Land reclamation during historic mining and since has destroyed much of the natural Mangrove sediment trap around Thames. More recently Mangrove was removed and a retirement village was built on reclaimed land that is subsiding.
West of the Waihi River, the Hauraki plains are subsiding at rates of up to 5mm/year due to tectonic subsidence and compaction from drainage of the peatland soils for dairy farming. This has required a scheme of flood bank protection, drainage channels and pumps.
Manaia Marae is located south of Coromandel township on the Coromandel Peninsula. Many hapū affiliate to this marae, including Ngāti Whanaunga and Ngāti Pūkenga ki Waiau of Hauraki. The wharenui is Te Kou o Rehua, and the wharekai is Ngairihanga. The marae ancestrally connects to the Tainui waka, the awa Teawa o Manaia and the maunga Horomanga and Hauturu. The marae is close to the Manaia River and is prone to flooding. For 40cm of sea level rise, which will occur in this area by 2080 even if we achieve the Paris target, the 100-year flood will be an annual event.
Thames-Coromandel Highway after the 2018 storm surge
Manaia Marae
The township of Thames, particularly the eastern side against the Coromandel ranges is being uplifted by tectonics associated with the Hauraki rift basin. Effectively anticipating and managing the impacts and risks of sea-level rise for the Thames area is complicated by highly varying rates of vertical land movement over the region.

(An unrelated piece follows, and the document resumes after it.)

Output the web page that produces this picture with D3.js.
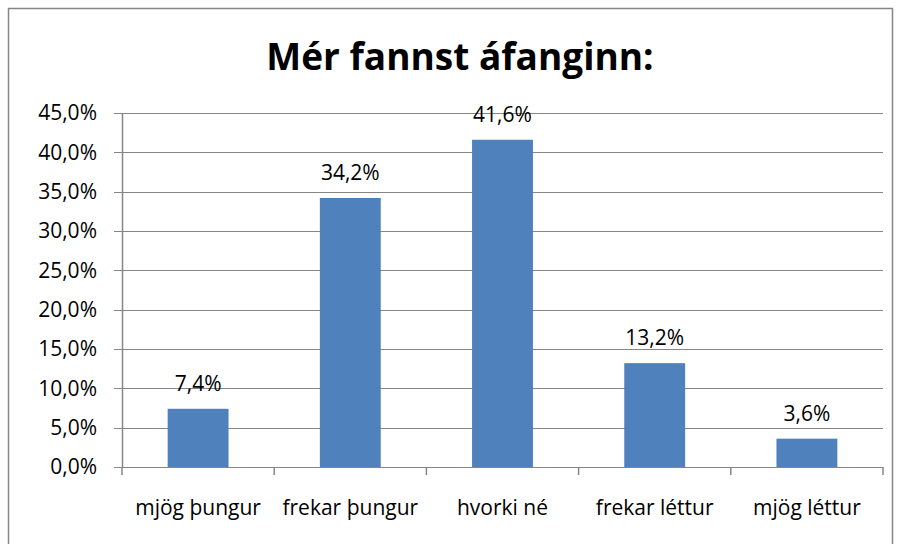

Downtown Thames is at risk, though as you get closer to the hill the land is likely to rise over time, due to plate tectonics.
Stormwater and wastewater systems are particularly vulnerable in Thames. Floods can cause raw sewage to float through the streets, making clean-up extremely challenging and restricting opportunities for maintenance. Sea level rise will affect all coastal infrastructure, and as many of our water networks use gravity to discharge to water bodies, the costliest areas of the network are often located in low-lying areas or on the coast. From this, increasing sewage overflows, pipes corroded by salt water, and exposure to liquefaction are all likely. An increase in the severity and frequency of coastal storms will also cause increasing inundation, physical damage, and electrical failure at treatment plants.
As a tourism location, the Coromandel is also at risk, with tourists stranded in floods becoming more and more common.